## What is asked:
Print each line exactly as it is given.

--

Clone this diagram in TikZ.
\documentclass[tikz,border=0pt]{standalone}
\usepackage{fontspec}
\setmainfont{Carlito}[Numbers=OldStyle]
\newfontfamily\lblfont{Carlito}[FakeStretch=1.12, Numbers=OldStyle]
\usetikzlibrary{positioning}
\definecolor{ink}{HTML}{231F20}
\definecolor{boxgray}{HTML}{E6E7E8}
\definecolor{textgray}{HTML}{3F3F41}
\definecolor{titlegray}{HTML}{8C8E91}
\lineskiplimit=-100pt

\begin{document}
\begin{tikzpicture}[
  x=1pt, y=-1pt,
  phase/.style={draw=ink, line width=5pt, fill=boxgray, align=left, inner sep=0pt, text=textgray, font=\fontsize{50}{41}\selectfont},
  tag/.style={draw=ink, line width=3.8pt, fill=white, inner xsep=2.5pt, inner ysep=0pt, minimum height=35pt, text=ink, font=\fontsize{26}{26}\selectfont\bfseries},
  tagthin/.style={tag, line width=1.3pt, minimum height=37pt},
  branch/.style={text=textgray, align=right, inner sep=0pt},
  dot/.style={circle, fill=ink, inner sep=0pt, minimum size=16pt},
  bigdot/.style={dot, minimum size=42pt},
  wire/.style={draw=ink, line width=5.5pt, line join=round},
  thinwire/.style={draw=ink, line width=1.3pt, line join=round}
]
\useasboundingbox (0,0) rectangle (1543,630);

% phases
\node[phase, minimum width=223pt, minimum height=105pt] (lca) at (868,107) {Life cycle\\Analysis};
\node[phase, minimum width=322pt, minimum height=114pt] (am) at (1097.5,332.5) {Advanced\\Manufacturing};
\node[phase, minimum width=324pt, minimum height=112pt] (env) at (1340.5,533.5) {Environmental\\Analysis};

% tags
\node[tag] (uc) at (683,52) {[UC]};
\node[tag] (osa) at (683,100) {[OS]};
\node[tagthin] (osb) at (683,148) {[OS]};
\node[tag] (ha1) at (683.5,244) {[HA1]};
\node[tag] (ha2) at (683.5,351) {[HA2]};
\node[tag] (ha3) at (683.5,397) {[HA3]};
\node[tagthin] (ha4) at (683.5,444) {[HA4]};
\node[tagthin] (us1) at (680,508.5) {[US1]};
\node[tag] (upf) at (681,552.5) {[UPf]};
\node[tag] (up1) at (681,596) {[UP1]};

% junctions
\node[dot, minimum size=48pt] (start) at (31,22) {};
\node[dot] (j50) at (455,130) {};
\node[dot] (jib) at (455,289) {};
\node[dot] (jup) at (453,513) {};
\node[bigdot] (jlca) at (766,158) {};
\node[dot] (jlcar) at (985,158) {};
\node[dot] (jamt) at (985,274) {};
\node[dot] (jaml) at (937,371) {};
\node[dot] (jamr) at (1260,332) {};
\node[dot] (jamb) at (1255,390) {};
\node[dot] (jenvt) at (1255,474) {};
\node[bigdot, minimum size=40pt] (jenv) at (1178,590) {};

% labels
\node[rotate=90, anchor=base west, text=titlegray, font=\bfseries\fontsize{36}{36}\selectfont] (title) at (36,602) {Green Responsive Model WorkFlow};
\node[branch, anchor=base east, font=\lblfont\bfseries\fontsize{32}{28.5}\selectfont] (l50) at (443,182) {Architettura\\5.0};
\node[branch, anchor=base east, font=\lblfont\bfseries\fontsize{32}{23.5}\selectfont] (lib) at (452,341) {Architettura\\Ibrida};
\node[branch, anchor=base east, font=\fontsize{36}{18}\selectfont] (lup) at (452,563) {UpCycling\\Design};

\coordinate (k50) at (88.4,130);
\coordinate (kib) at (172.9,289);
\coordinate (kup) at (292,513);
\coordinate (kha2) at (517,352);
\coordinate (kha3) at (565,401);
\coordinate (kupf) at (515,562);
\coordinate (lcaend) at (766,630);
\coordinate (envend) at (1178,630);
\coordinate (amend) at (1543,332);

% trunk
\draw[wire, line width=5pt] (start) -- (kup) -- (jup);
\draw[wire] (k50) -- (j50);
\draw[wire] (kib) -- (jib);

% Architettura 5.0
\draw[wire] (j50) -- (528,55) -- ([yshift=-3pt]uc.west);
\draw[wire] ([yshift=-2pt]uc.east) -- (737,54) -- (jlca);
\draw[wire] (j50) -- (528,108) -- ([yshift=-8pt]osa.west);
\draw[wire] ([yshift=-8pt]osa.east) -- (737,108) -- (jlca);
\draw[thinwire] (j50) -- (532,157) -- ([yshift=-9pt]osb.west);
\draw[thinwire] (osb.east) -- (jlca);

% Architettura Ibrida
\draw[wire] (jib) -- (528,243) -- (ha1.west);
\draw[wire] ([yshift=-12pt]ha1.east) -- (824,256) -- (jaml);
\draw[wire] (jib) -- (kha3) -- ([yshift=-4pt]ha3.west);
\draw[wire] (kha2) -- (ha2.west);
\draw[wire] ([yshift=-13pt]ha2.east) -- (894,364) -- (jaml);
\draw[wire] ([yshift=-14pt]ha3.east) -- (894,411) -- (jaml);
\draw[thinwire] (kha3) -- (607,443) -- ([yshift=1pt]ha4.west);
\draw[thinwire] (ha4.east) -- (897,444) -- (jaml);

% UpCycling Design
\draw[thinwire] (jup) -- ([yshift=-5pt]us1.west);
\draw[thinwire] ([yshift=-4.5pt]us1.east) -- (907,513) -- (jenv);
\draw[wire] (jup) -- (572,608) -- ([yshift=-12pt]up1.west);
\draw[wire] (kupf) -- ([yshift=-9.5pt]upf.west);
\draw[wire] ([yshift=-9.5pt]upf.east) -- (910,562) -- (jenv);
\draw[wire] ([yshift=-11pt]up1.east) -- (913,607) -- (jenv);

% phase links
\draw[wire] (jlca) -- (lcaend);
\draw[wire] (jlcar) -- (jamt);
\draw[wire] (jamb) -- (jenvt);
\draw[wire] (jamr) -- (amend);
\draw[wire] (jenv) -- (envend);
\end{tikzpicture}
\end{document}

--

## Result of the exercise:
Clone this diagram in TikZ.
\documentclass[tikz,border=0pt]{standalone}
\usepackage{fontspec}
\setmainfont{Carlito}[Numbers=OldStyle]
\newfontfamily\lblfont{Carlito}[FakeStretch=1.12, Numbers=OldStyle]
\usetikzlibrary{positioning}
\definecolor{ink}{HTML}{231F20}
\definecolor{boxgray}{HTML}{E6E7E8}
\definecolor{textgray}{HTML}{3F3F41}
\definecolor{titlegray}{HTML}{8C8E91}
\lineskiplimit=-100pt

\begin{document}
\begin{tikzpicture}[
  x=1pt, y=-1pt,
  phase/.style={draw=ink, line width=5pt, fill=boxgray, align=left, inner sep=0pt, text=textgray, font=\fontsize{50}{41}\selectfont},
  tag/.style={draw=ink, line width=3.8pt, fill=white, inner xsep=2.5pt, inner ysep=0pt, minimum height=35pt, text=ink, font=\fontsize{26}{26}\selectfont\bfseries},
  tagthin/.style={tag, line width=1.3pt, minimum height=37pt},
  branch/.style={text=textgray, align=right, inner sep=0pt},
  dot/.style={circle, fill=ink, inner sep=0pt, minimum size=16pt},
  bigdot/.style={dot, minimum size=42pt},
  wire/.style={draw=ink, line width=5.5pt, line join=round},
  thinwire/.style={draw=ink, line width=1.3pt, line join=round}
]
\useasboundingbox (0,0) rectangle (1543,630);

% phases
\node[phase, minimum width=223pt, minimum height=105pt] (lca) at (868,107) {Life cycle\\Analysis};
\node[phase, minimum width=322pt, minimum height=114pt] (am) at (1097.5,332.5) {Advanced\\Manufacturing};
\node[phase, minimum width=324pt, minimum height=112pt] (env) at (1340.5,533.5) {Environmental\\Analysis};

% tags
\node[tag] (uc) at (683,52) {[UC]};
\node[tag] (osa) at (683,100) {[OS]};
\node[tagthin] (osb) at (683,148) {[OS]};
\node[tag] (ha1) at (683.5,244) {[HA1]};
\node[tag] (ha2) at (683.5,351) {[HA2]};
\node[tag] (ha3) at (683.5,397) {[HA3]};
\node[tagthin] (ha4) at (683.5,444) {[HA4]};
\node[tagthin] (us1) at (680,508.5) {[US1]};
\node[tag] (upf) at (681,552.5) {[UPf]};
\node[tag] (up1) at (681,596) {[UP1]};

% junctions
\node[dot, minimum size=48pt] (start) at (31,22) {};
\node[dot] (j50) at (455,130) {};
\node[dot] (jib) at (455,289) {};
\node[dot] (jup) at (453,513) {};
\node[bigdot] (jlca) at (766,158) {};
\node[dot] (jlcar) at (985,158) {};
\node[dot] (jamt) at (985,274) {};
\node[dot] (jaml) at (937,371) {};
\node[dot] (jamr) at (1260,332) {};
\node[dot] (jamb) at (1255,390) {};
\node[dot] (jenvt) at (1255,474) {};
\node[bigdot, minimum size=40pt] (jenv) at (1178,590) {};

% labels
\node[rotate=90, anchor=base west, text=titlegray, font=\bfseries\fontsize{36}{36}\selectfont] (title) at (36,602) {Green Responsive Model WorkFlow};
\node[branch, anchor=base east, font=\lblfont\bfseries\fontsize{32}{28.5}\selectfont] (l50) at (443,182) {Architettura\\5.0};
\node[branch, anchor=base east, font=\lblfont\bfseries\fontsize{32}{23.5}\selectfont] (lib) at (452,341) {Architettura\\Ibrida};
\node[branch, anchor=base east, font=\fontsize{36}{18}\selectfont] (lup) at (452,563) {UpCycling\\Design};

\coordinate (k50) at (88.4,130);
\coordinate (kib) at (172.9,289);
\coordinate (kup) at (292,513);
\coordinate (kha2) at (517,352);
\coordinate (kha3) at (565,401);
\coordinate (kupf) at (515,562);
\coordinate (lcaend) at (766,630);
\coordinate (envend) at (1178,630);
\coordinate (amend) at (1543,332);

% trunk
\draw[wire, line width=5pt] (start) -- (kup) -- (jup);
\draw[wire] (k50) -- (j50);
\draw[wire] (kib) -- (jib);

% Architettura 5.0
\draw[wire] (j50) -- (528,55) -- ([yshift=-3pt]uc.west);
\draw[wire] ([yshift=-2pt]uc.east) -- (737,54) -- (jlca);
\draw[wire] (j50) -- (528,108) -- ([yshift=-8pt]osa.west);
\draw[wire] ([yshift=-8pt]osa.east) -- (737,108) -- (jlca);
\draw[thinwire] (j50) -- (532,157) -- ([yshift=-9pt]osb.west);
\draw[thinwire] (osb.east) -- (jlca);

% Architettura Ibrida
\draw[wire] (jib) -- (528,243) -- (ha1.west);
\draw[wire] ([yshift=-12pt]ha1.east) -- (824,256) -- (jaml);
\draw[wire] (jib) -- (kha3) -- ([yshift=-4pt]ha3.west);
\draw[wire] (kha2) -- (ha2.west);
\draw[wire] ([yshift=-13pt]ha2.east) -- (894,364) -- (jaml);
\draw[wire] ([yshift=-14pt]ha3.east) -- (894,411) -- (jaml);
\draw[thinwire] (kha3) -- (607,443) -- ([yshift=1pt]ha4.west);
\draw[thinwire] (ha4.east) -- (897,444) -- (jaml);

% UpCycling Design
\draw[thinwire] (jup) -- ([yshift=-5pt]us1.west);
\draw[thinwire] ([yshift=-4.5pt]us1.east) -- (907,513) -- (jenv);
\draw[wire] (jup) -- (572,608) -- ([yshift=-12pt]up1.west);
\draw[wire] (kupf) -- ([yshift=-9.5pt]upf.west);
\draw[wire] ([yshift=-9.5pt]upf.east) -- (910,562) -- (jenv);
\draw[wire] ([yshift=-11pt]up1.east) -- (913,607) -- (jenv);

% phase links
\draw[wire] (jlca) -- (lcaend);
\draw[wire] (jlcar) -- (jamt);
\draw[wire] (jamb) -- (jenvt);
\draw[wire] (jamr) -- (amend);
\draw[wire] (jenv) -- (envend);
\end{tikzpicture}
\end{document}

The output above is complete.